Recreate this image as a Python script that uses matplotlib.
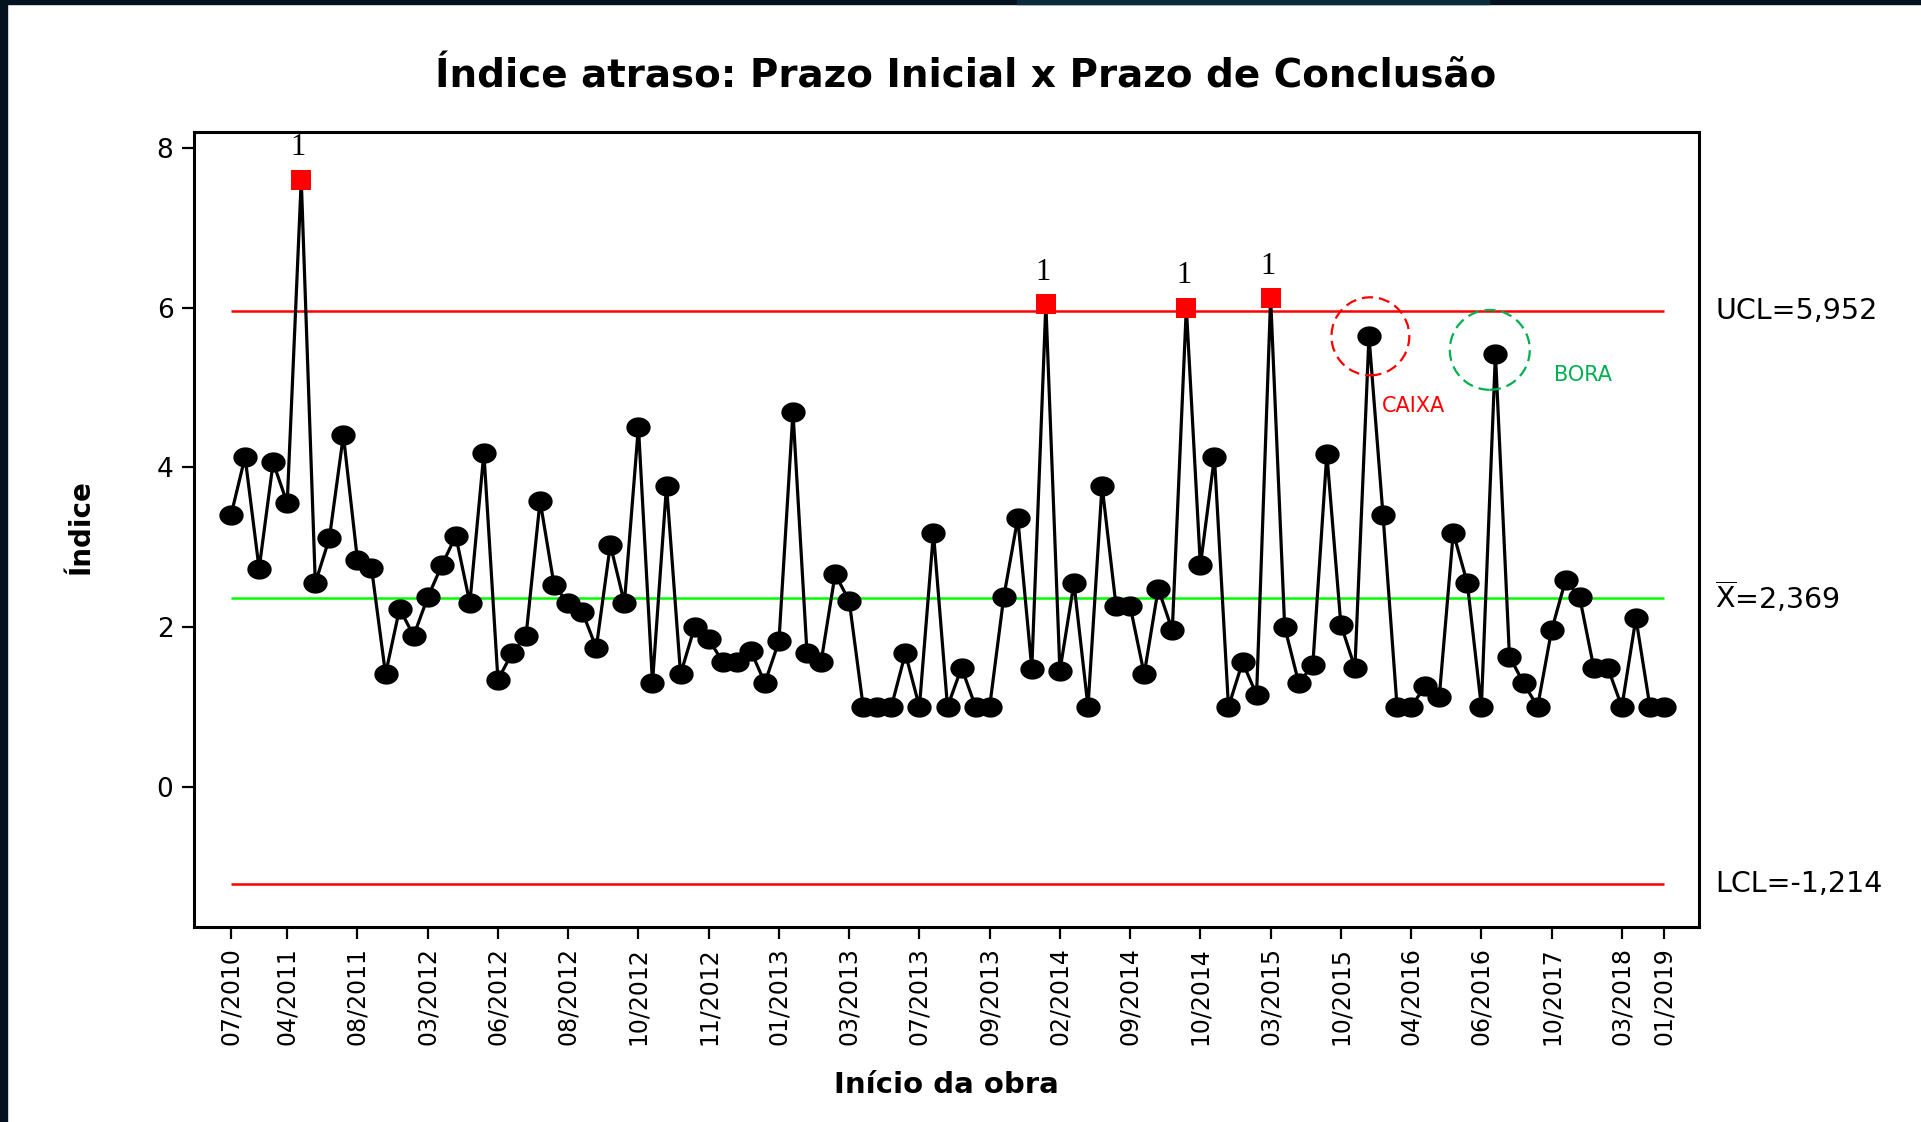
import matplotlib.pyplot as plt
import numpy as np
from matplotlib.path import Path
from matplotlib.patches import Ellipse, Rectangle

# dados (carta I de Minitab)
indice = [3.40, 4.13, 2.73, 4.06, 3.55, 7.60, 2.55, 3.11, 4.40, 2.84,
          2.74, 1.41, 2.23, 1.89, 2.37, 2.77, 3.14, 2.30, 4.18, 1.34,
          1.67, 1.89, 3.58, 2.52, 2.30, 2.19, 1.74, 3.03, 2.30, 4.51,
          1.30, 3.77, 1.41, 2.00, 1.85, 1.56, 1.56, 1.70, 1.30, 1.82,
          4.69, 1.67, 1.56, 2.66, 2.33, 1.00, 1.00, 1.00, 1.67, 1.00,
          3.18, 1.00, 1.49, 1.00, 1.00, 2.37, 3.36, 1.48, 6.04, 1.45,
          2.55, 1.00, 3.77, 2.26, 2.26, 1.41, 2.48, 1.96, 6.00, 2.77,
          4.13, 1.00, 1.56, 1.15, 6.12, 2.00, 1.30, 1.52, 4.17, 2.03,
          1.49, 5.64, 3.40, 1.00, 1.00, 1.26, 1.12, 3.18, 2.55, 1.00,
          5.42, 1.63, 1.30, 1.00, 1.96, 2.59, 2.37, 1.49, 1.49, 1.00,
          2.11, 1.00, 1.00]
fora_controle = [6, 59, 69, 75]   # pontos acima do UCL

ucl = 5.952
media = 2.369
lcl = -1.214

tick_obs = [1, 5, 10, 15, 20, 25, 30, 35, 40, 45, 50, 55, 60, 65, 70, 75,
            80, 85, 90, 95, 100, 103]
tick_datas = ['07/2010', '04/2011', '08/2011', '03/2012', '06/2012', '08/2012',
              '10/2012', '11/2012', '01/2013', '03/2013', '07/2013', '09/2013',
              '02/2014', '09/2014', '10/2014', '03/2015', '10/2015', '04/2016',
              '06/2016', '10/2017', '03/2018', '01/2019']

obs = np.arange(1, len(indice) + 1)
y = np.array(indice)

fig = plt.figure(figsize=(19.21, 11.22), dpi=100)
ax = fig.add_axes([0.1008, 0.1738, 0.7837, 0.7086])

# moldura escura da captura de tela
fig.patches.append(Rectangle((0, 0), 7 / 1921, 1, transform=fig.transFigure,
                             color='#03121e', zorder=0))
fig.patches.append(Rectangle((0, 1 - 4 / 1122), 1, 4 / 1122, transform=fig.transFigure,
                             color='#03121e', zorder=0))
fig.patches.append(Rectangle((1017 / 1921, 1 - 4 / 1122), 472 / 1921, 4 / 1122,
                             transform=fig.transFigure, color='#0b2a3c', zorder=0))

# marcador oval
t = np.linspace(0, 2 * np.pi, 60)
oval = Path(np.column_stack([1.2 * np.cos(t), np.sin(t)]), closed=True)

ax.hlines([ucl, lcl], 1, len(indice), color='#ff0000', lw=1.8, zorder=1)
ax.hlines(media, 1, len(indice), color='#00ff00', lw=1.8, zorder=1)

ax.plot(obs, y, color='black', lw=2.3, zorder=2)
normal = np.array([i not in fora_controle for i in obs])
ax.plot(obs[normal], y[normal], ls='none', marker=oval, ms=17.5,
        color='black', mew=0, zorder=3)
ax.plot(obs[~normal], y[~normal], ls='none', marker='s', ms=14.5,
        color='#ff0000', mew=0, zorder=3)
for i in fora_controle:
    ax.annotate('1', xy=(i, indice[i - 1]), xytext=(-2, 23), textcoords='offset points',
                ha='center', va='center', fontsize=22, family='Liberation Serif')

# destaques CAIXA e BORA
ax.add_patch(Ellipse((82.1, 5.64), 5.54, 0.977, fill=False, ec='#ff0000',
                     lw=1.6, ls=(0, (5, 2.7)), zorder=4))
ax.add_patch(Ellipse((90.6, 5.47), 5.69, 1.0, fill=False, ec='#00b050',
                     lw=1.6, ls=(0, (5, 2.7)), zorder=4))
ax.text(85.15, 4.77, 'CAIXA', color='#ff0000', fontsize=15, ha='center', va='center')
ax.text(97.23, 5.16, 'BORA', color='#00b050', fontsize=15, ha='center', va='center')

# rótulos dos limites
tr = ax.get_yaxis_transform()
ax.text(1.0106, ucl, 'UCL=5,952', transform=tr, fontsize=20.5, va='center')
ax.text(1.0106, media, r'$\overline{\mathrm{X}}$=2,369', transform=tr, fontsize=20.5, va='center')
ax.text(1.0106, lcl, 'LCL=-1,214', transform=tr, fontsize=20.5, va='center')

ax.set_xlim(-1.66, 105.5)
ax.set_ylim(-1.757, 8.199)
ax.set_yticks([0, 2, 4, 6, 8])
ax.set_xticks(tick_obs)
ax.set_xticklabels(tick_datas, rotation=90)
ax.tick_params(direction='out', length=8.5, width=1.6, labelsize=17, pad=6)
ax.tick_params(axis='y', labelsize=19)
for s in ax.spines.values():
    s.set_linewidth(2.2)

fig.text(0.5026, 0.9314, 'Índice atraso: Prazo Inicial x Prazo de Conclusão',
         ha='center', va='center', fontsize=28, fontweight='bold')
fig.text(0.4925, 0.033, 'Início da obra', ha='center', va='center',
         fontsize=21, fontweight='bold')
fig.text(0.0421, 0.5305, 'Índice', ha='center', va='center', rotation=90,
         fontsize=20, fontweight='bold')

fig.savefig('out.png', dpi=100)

> [What is needed] Without the pictures, please reproduce each line of the listing above exactly, from the first one through the line bearing "from matplotlib.patches import".

> [Written answer]
Recreate this image as a Python script that uses matplotlib.
import matplotlib.pyplot as plt
import numpy as np
from matplotlib.path import Path
from matplotlib.patches import Ellipse, Rectangle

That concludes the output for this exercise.